Will open banking be the next wave of digital transformation in Asia's financial industry? | Asian Banking & Finance

Will open banking be the next wave of digital transformation in Asia's financial industry?

By Peiying Chua

Open banking is emerging as a key trend and the next ‘wave’ of digital transformation in global financial markets. At its core, it is focused on data sharing, which is enabled through application programming interfaces (APIs) which make it possible for two different systems to ‘share’ information with each other. Simply put, this means that consumers will have greater control over their financial data and who to share it with. An example of this in practice would be a mobile banking application that enables users to see all of their financial information and spending habits (across different bank accounts) on one interface.

Developments in the APAC region

Over the past few years, we have seen regulators in the APAC region take steps to encourage and at times even mandate financial institutions to adopt open banking practices. In Australia, the Consumer Data Right legislation has been passed, which empowers consumers to instruct their banks to share their data with accredited data recipients. In Hong Kong, as part of its goal to move Hong Kong into a new era of ‘Smart Banking’, the Hong Kong Monetary Authority has also rolled out a framework requiring retail banks to adopt open APIs. The aim is to enable third party providers to access financial product information, and gradually increase this access to other types of information, such as customer acquisition and transactional processes.

Regulators in other jurisdictions have also been generally supportive. In Singapore, the Monetary Authority of Singapore (MAS) has not mandated open banking, but it has taken concrete steps to facilitate its development. Last year, the MAS published a consultation paper on proposed revisions to its Guidelines on Technology Risk Management and included a section on API development – an example of the balance it aims to strike between facilitating innovation and imposing risk management controls. Japan has also passed amendments to its Banking Act, requiring that banks make efforts to open up their APIs to electronic settlement agency service providers. This is in line with Japan’s Financial Services Agency’s Financial Digitalization Strategy, which aims to encourage financial institutions to implement technology in their businesses. Other supportive regulators include, for example, Malaysia (where the Bank Negara Malaysia has actively promoted the adoption of APIs since 2018) and India (where the Reserve Bank of India has recommended that an environment be provided to develop fintech innovations and test APIs developed by banks and fintech companies).

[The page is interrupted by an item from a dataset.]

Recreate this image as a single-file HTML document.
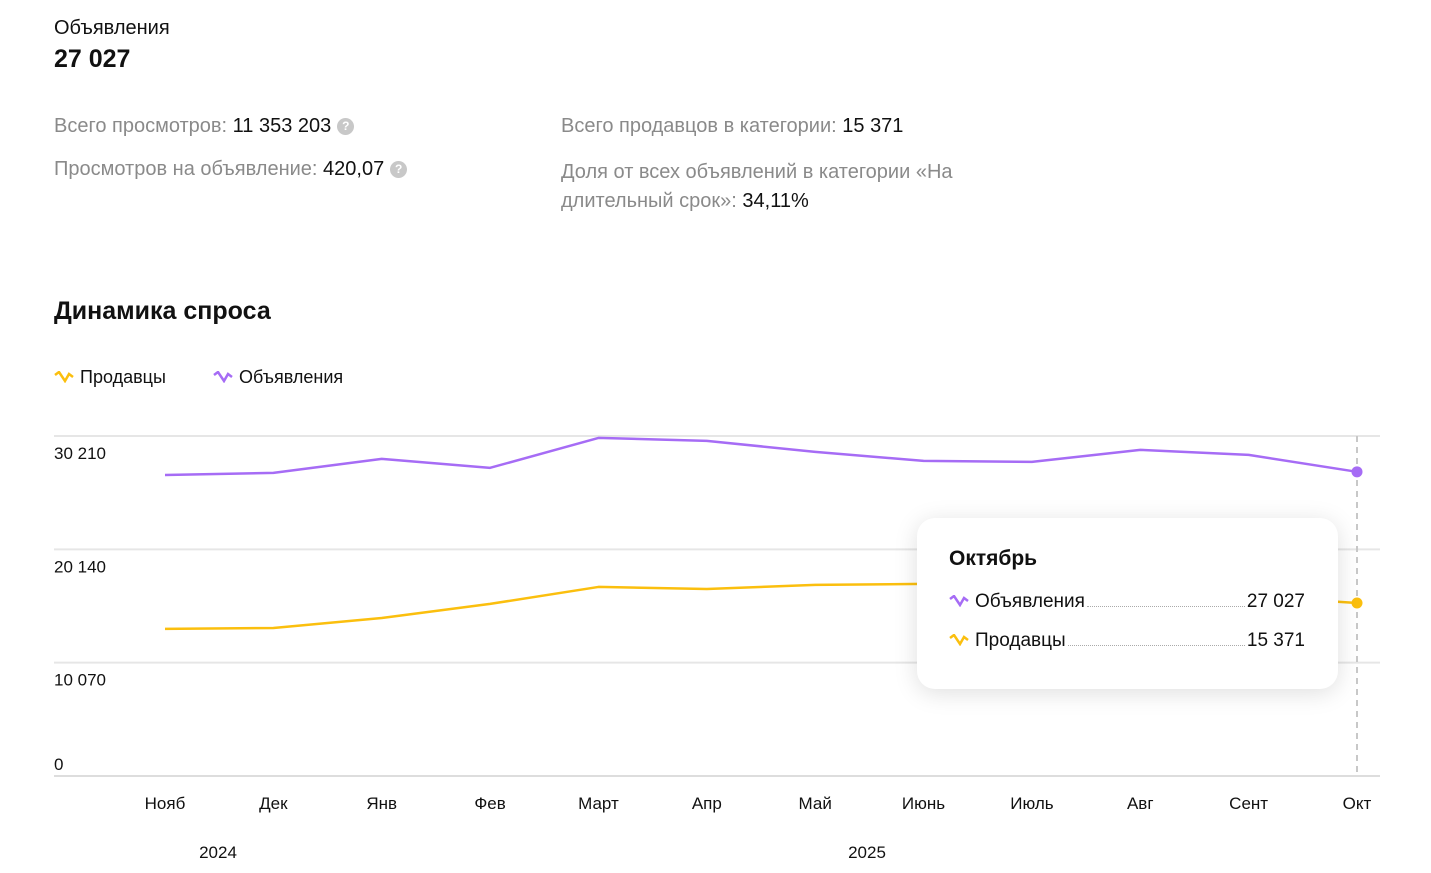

Benefits and potential concerns

However, the development of open banking is not without concerns for traditional financial institutions, particularly regarding compliance with their existing legal and regulatory requirements. For example, the sharing of consumer data may conflict with banking secrecy obligations (i.e. banks have a duty to protect customer information, and not to disclose it except in certain prescribed circumstances). Open banking may also pose issues from a data protection perspective and may raise questions on the liability of parties for any loss of customer data.

Nevertheless, such concerns should not be a major barrier to the growth of open banking. For instance, a common statutory exception to banking secrecy requirements is for disclosure with the customer’s prior consent. In some cases, banking secrecy and data privacy laws may need to be modernised to permit data sharing and open banking. Solutions do also exist for the liability issue – one solution adopted in Australia and the UK is to directly regulate data recipients, which provides clarity around liability and compliance obligations and improves the security and stability of the ecosystem. It is crucial for regulators to gain a clear understanding of the benefits and risks of data sharing and to strike an appropriate balance between consumer protection and innovation.

It is also important to note that open banking has the potential to bring plenty of benefit. There are opportunities for ‘revolution’ in the financial industry – such as the digital transformation of financial institutions, particularly in their legacy business strategies and operations. There will also be opportunities for new partnerships and collaborations between more traditional financial institutions and fintech companies who can bring different perspectives and technologies to the table.

Going forward

Given the rapid rate of development in the technological sphere, financial institutions should recognise that an openness to innovation in their business is key to long-term survival in today’s financial industry. It is generally expected that open banking will continue to develop in the future, particularly in light of technological advances, changes in market demand and increasing growth of a younger, tech-savvy generation. Going forward, regulators can play a key role in the implementation of open banking in their jurisdictions. Issuance of legislation and guidelines can provide welcome clarity and guidance to financial institutions, as they navigate new technologies and the uncertainty around liability amidst ongoing requirements in key areas such as banking secrecy, data protection, technology risk management and cyber security.